Após a decisão, Bolsonaro comentou o desfecho do caso em suas redes sociais, dizendo que sempre acreditou que o processo era “infundado e motivado por interesses políticos”. Ele afirmou ainda que foi “perseguido até não querer mais” pelo sistema e criticou o que chamou de “agentes da desinformação” por, segundo ele, distorcerem suas palavras e espalharem interpretações tendenciosas de suas declarações. Ele também argumentou que a decisão judicial era uma vitória contra o que classificou como “tentativas de manipulação da opinião pública” por seus opositores.
A decisão foi vista por muitos apoiadores de Bolsonaro como mais uma vitória do ex-presidente contra as acusações que, segundo eles, buscam desgastá-lo politicamente. Em contrapartida, críticos apontam que a fala de Bolsonaro ainda soa imprópria para um líder político e argumentam que, independentemente da interpretação judicial, o comentário transmitiu uma mensagem que poderia ser interpretada de forma negativa.

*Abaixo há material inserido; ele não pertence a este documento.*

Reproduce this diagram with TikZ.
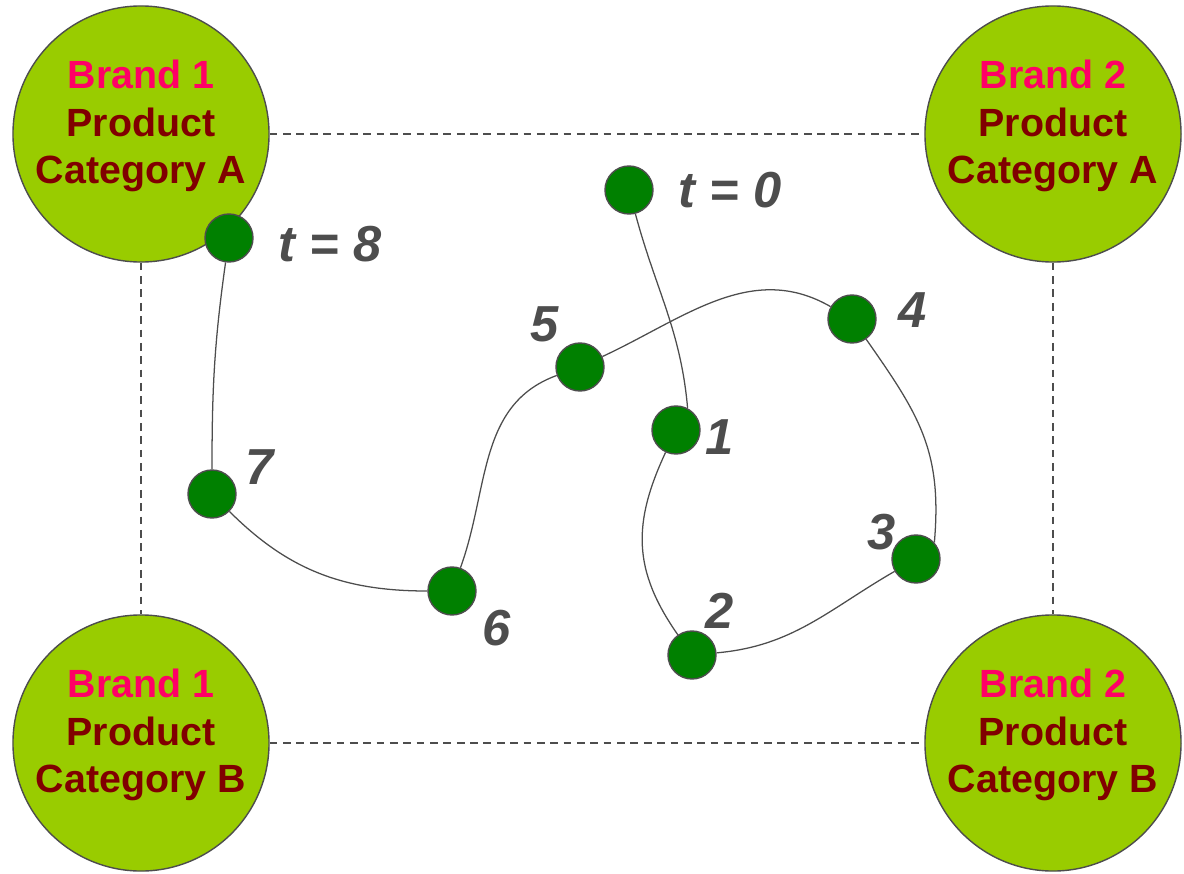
\documentclass[tikz,border=0pt]{standalone}
\usepackage{fontspec}
\setmainfont{Liberation Sans}
\usepackage{tikz}
\usetikzlibrary{positioning, calc}
\definecolor{limegreen}{HTML}{99CC00}
\definecolor{dotgreen}{HTML}{008000}
\definecolor{brandpink}{HTML}{FF0066}
\definecolor{catred}{HTML}{800000}
\definecolor{edgegray}{HTML}{4D4D4D}
\tikzset{
    brandcircle/.style={circle, draw=edgegray, line width=1pt, fill=limegreen, minimum size=6.4cm, inner sep=0pt},
    brandtext/.style={align=center, font=\fontsize{28}{34}\selectfont\bfseries, text=catred},
    stepdot/.style={circle, draw=edgegray, line width=1pt, fill=dotgreen, minimum size=1.2cm, inner sep=0pt},
    steplabel/.style={font=\fontsize{36}{40}\selectfont\bfseries\itshape, text=edgegray, inner sep=0pt},
    dashline/.style={dash pattern=on 5.5pt off 4pt, color=edgegray, line width=0.9pt},
    pathline/.style={line width=0.9pt, color=edgegray}
}
\newcommand{\brandlabel}[2]{\textcolor{brandpink}{Brand #1}\\Product\\Category #2}

\begin{document}
\begin{tikzpicture}[x=0.025cm, y=-0.025cm]
    \useasboundingbox (0,0) rectangle (1184,874);
    % Nodes
    \node (b1a) [brandcircle] at (141,134) {};
    \node (b2a) [brandcircle] at (1053,134) {};
    \node (b1b) [brandcircle] at (141,743) {};
    \node (b2b) [brandcircle] at (1053,743) {};
    \node [brandtext] at ([yshift=0.2cm]b1a.center) {\brandlabel{1}{A}};
    \node [brandtext] at ([yshift=0.2cm]b2a.center) {\brandlabel{2}{A}};
    \node [brandtext] at ([yshift=0.2cm]b1b.center) {\brandlabel{1}{B}};
    \node [brandtext] at ([yshift=0.2cm]b2b.center) {\brandlabel{2}{B}};

    \node (t0) [stepdot] at (629,190) {};
    \node (s1) [stepdot] at (676,430) {};
    \node (s2) [stepdot] at (692,655) {};
    \node (s3) [stepdot] at (916,559) {};
    \node (s4) [stepdot] at (852,319) {};
    \node (s5) [stepdot] at (580,367) {};
    \node (s6) [stepdot] at (452,591) {};
    \node (s7) [stepdot] at (212,494) {};
    \node (t8) [stepdot] at (229,238) {};

    \node (lt0) [steplabel] at ([shift={(101,0)}]t0) {t = 0};
    \node (l1) [steplabel] at ([shift={(44,7)}]s1) {1};
    \node (l2) [steplabel] at ([shift={(28,-44)}]s2) {2};
    \node (l3) [steplabel] at ([shift={(-34,-27)}]s3) {3};
    \node (l4) [steplabel] at ([shift={(61,-9)}]s4) {4};
    \node (l5) [steplabel] at ([shift={(-35,-43)}]s5) {5};
    \node (l6) [steplabel] at ([shift={(45,37)}]s6) {6};
    \node (l7) [steplabel] at ([shift={(48,-27)}]s7) {7};
    \node (lt8) [steplabel] at ([shift={(101,6)}]t8) {t = 8};

    % Dashed frame
    \draw [dashline] (b1a) -- (b2a);
    \draw [dashline] (b1b) -- (b2b);
    \draw [dashline] (b1a) -- (b1b);
    \draw [dashline] (b2a) -- (b2b);

    % Path
    \draw [pathline] (t0) to[out=-75, in=95] (s1.62);
    \draw [pathline] (s1) to[out=-115, in=125, looseness=1.1] (s2);
    \draw [pathline] (s2) to[out=5, in=-150] (s3);
    \draw [pathline] (s3.42) to[out=85, in=-55, looseness=1.1] (s4);
    \draw [pathline] (s4) to[out=150, in=25] (s5);
    \draw [pathline] (s5) to[out=200, in=70] (s6);
    \draw [pathline] (s6) to[out=180, in=-45] (s7);
    \draw [pathline] (s7) to[out=90, in=-98] (t8);
\end{tikzpicture}
\end{document}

Apesar da decisão favorável, o caso reflete a divisão acentuada na sociedade brasileira em relação ao ex-presidente, que frequentemente é alvo de controvérsias e ações judiciais. Para Bolsonaro, contudo, essa decisão representa um importante precedente jurídico que, segundo ele, desmascara o que considera “ataques infundados” de seus opositores. Nos últimos anos, o ex-presidente e seu entorno político têm reiterado que tais ações são “perseguições políticas” e “tentativas de prejudicar sua imagem” no cenário nacional.
Especialistas em Direito ressaltam que, embora a decisão rejeite as acusações de violação de direitos, ela não invalida a crítica pública e o debate em torno da postura de líderes políticos no uso de suas palavras, principalmente ao tratar de temas sensíveis.